Aim: Work out the number of lines in the listing that include the string "chart". Reply with that number alone.

Supplied data:
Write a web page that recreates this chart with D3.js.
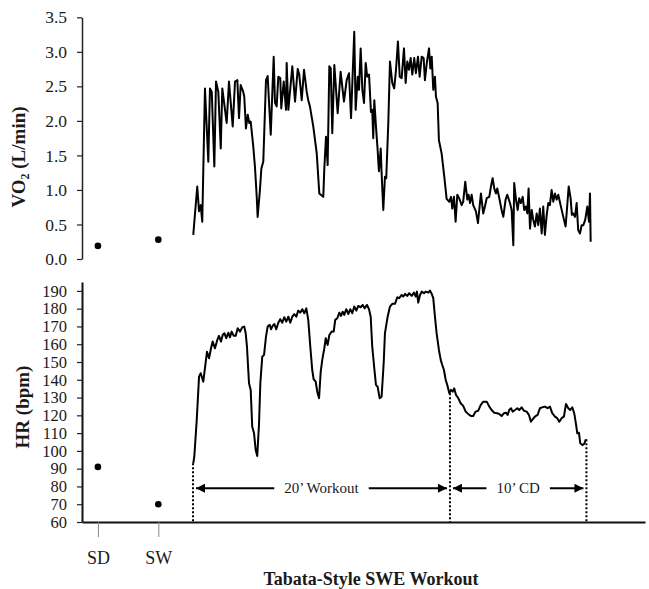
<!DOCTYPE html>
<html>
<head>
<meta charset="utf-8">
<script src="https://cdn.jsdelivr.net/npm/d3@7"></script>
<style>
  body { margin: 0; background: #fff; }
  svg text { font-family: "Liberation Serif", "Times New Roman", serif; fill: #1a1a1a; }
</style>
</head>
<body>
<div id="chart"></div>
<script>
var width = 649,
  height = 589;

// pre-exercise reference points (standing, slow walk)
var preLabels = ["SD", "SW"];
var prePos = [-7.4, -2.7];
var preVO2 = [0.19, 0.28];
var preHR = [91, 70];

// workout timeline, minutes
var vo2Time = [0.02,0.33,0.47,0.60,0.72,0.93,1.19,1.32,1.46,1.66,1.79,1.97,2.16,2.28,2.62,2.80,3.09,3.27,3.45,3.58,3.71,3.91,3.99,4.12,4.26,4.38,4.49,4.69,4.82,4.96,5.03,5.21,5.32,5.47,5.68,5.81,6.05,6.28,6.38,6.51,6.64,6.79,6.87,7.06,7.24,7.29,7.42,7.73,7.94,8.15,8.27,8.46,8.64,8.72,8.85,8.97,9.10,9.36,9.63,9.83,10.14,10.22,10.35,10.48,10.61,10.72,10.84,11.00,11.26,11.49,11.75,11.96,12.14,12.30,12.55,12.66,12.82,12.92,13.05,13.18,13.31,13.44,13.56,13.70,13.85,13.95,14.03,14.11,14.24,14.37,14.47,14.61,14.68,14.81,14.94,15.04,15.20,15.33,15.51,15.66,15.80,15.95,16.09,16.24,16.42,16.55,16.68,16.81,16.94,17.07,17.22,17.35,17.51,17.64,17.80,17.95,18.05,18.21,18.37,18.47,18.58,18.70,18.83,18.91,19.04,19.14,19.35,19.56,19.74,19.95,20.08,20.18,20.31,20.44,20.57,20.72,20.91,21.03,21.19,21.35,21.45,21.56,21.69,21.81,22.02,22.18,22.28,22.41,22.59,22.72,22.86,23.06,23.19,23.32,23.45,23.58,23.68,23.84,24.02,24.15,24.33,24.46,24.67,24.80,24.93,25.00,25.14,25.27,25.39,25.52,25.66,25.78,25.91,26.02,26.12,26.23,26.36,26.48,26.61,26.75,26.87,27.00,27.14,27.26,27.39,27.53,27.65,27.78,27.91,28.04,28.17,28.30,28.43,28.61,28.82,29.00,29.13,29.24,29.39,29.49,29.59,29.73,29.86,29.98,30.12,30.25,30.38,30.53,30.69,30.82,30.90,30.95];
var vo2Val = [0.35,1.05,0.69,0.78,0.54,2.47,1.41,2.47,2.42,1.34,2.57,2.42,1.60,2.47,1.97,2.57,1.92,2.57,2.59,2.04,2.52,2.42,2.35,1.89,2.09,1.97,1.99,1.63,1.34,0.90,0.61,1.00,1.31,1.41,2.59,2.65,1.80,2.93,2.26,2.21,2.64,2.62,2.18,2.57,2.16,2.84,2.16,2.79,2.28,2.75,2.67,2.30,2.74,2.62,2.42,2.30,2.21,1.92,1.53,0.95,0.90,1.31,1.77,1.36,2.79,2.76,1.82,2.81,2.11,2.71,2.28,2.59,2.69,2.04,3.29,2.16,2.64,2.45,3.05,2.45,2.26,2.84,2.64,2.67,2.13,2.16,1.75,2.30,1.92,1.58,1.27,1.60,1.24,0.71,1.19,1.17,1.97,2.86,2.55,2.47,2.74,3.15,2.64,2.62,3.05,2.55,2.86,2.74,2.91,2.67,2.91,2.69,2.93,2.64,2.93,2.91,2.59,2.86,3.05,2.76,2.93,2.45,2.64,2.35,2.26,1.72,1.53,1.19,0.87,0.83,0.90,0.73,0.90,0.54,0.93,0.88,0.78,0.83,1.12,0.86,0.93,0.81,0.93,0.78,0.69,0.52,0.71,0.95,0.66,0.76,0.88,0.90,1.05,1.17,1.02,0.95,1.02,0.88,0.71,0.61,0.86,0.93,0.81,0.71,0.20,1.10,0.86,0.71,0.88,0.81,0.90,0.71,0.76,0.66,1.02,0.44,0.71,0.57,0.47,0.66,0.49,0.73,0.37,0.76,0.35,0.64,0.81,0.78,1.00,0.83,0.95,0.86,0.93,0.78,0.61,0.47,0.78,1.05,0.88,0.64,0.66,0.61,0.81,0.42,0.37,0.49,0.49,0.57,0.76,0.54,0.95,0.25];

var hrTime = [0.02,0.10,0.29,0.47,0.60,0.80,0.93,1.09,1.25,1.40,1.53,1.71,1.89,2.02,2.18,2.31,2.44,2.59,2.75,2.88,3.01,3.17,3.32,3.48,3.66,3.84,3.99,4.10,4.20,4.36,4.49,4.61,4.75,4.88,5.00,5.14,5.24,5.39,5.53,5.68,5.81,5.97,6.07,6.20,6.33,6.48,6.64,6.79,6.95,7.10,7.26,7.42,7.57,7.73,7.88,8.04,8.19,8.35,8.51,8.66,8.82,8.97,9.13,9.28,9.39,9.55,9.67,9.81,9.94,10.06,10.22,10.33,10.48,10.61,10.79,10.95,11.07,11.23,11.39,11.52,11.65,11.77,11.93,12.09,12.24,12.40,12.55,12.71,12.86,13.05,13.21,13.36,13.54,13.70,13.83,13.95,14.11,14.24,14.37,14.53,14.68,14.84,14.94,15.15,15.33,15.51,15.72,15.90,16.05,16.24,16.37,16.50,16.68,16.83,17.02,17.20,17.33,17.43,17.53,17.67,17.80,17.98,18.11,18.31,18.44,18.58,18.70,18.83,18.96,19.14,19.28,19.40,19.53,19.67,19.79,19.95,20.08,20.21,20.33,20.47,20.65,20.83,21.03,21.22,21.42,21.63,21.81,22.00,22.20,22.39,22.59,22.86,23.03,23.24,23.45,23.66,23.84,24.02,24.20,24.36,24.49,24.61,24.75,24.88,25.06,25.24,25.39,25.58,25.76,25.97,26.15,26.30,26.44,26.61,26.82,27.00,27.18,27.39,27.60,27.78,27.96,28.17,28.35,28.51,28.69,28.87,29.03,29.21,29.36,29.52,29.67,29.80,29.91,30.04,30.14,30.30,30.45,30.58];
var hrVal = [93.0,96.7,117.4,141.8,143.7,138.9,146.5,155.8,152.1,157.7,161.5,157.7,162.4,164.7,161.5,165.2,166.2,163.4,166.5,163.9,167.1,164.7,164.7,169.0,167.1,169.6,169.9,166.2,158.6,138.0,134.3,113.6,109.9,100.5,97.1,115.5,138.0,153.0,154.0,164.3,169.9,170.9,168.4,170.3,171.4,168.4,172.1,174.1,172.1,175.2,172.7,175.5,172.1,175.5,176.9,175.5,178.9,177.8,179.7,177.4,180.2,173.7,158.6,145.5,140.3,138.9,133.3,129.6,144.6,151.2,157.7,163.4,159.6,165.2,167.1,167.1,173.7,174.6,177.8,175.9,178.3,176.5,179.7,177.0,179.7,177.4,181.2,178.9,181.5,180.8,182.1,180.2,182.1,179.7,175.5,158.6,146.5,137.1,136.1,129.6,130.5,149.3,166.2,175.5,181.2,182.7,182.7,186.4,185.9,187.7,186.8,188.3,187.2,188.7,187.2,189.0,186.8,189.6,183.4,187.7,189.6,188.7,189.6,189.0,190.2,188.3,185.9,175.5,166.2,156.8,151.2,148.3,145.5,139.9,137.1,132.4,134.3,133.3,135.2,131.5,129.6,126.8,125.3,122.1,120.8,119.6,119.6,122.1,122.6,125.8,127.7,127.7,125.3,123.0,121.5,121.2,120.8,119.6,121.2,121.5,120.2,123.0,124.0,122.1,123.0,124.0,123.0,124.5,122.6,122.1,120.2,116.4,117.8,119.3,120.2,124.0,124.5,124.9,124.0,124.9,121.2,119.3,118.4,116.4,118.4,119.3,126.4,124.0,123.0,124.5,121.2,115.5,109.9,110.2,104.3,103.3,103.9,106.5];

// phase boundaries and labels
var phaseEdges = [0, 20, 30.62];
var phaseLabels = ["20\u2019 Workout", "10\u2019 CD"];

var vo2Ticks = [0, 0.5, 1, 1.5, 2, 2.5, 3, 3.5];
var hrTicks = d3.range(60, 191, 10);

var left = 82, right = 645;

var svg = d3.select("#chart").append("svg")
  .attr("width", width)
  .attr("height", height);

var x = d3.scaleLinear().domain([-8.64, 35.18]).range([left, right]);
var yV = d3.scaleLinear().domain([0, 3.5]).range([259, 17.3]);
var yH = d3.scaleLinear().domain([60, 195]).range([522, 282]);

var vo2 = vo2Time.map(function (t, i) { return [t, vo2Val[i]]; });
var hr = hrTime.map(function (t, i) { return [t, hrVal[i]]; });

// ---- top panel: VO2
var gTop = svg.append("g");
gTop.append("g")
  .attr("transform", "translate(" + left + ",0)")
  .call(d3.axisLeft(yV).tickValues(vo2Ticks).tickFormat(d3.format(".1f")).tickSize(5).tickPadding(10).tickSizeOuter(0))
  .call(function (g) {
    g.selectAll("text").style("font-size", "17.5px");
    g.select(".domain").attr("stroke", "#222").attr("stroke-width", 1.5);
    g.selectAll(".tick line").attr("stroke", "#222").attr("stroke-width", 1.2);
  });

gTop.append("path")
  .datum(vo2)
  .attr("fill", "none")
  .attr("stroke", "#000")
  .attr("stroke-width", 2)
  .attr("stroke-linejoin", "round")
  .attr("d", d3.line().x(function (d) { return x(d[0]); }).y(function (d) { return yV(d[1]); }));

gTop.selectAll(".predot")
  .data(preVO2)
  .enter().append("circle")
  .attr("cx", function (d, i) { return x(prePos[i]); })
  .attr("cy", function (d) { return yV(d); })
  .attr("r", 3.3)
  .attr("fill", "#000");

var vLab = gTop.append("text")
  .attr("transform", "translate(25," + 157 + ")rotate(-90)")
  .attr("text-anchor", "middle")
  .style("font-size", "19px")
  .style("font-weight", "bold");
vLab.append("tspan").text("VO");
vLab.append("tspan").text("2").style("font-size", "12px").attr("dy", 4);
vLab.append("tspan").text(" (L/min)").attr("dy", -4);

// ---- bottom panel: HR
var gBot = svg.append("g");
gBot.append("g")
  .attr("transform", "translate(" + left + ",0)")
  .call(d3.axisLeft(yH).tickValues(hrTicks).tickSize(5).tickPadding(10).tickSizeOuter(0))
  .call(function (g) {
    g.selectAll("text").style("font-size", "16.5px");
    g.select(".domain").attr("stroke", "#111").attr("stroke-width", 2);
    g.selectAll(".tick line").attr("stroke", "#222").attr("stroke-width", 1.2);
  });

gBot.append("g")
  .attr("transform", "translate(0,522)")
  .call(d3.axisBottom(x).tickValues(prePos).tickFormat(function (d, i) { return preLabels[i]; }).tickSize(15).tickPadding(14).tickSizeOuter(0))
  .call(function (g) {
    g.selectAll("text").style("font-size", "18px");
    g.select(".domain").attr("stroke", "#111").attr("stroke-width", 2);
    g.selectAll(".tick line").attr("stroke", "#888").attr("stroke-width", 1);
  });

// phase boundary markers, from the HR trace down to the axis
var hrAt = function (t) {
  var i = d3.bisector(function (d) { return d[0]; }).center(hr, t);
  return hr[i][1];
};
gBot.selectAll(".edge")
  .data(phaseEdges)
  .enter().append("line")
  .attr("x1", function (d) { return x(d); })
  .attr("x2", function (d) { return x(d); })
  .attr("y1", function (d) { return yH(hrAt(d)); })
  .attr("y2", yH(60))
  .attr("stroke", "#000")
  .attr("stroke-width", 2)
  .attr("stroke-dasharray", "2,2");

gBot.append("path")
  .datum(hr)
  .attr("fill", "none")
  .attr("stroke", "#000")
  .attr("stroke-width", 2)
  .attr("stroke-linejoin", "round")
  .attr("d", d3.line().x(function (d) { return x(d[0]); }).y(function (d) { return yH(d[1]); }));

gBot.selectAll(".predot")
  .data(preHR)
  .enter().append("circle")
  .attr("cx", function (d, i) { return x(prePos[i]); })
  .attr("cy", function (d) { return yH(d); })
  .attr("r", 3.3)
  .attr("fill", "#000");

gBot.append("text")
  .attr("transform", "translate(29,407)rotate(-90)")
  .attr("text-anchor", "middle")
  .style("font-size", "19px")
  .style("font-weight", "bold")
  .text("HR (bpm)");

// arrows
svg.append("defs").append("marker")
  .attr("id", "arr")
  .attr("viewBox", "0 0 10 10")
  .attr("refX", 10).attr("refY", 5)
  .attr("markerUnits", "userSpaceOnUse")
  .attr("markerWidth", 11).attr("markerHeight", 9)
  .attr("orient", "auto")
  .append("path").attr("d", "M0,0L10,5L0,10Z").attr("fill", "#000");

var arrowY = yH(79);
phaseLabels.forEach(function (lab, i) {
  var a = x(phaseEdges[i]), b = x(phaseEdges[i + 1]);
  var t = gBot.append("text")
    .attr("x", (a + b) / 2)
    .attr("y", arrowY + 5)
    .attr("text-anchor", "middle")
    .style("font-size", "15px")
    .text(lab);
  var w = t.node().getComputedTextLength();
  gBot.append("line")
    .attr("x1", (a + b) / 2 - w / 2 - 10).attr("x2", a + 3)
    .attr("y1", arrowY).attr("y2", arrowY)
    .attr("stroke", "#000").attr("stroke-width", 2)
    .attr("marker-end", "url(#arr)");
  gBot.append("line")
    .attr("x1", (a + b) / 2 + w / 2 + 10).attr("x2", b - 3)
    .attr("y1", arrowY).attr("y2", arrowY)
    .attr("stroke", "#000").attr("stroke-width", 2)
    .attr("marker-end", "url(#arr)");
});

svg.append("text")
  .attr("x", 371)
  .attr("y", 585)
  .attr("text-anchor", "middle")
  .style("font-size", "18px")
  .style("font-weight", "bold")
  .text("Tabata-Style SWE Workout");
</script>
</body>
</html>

Answer in full: 3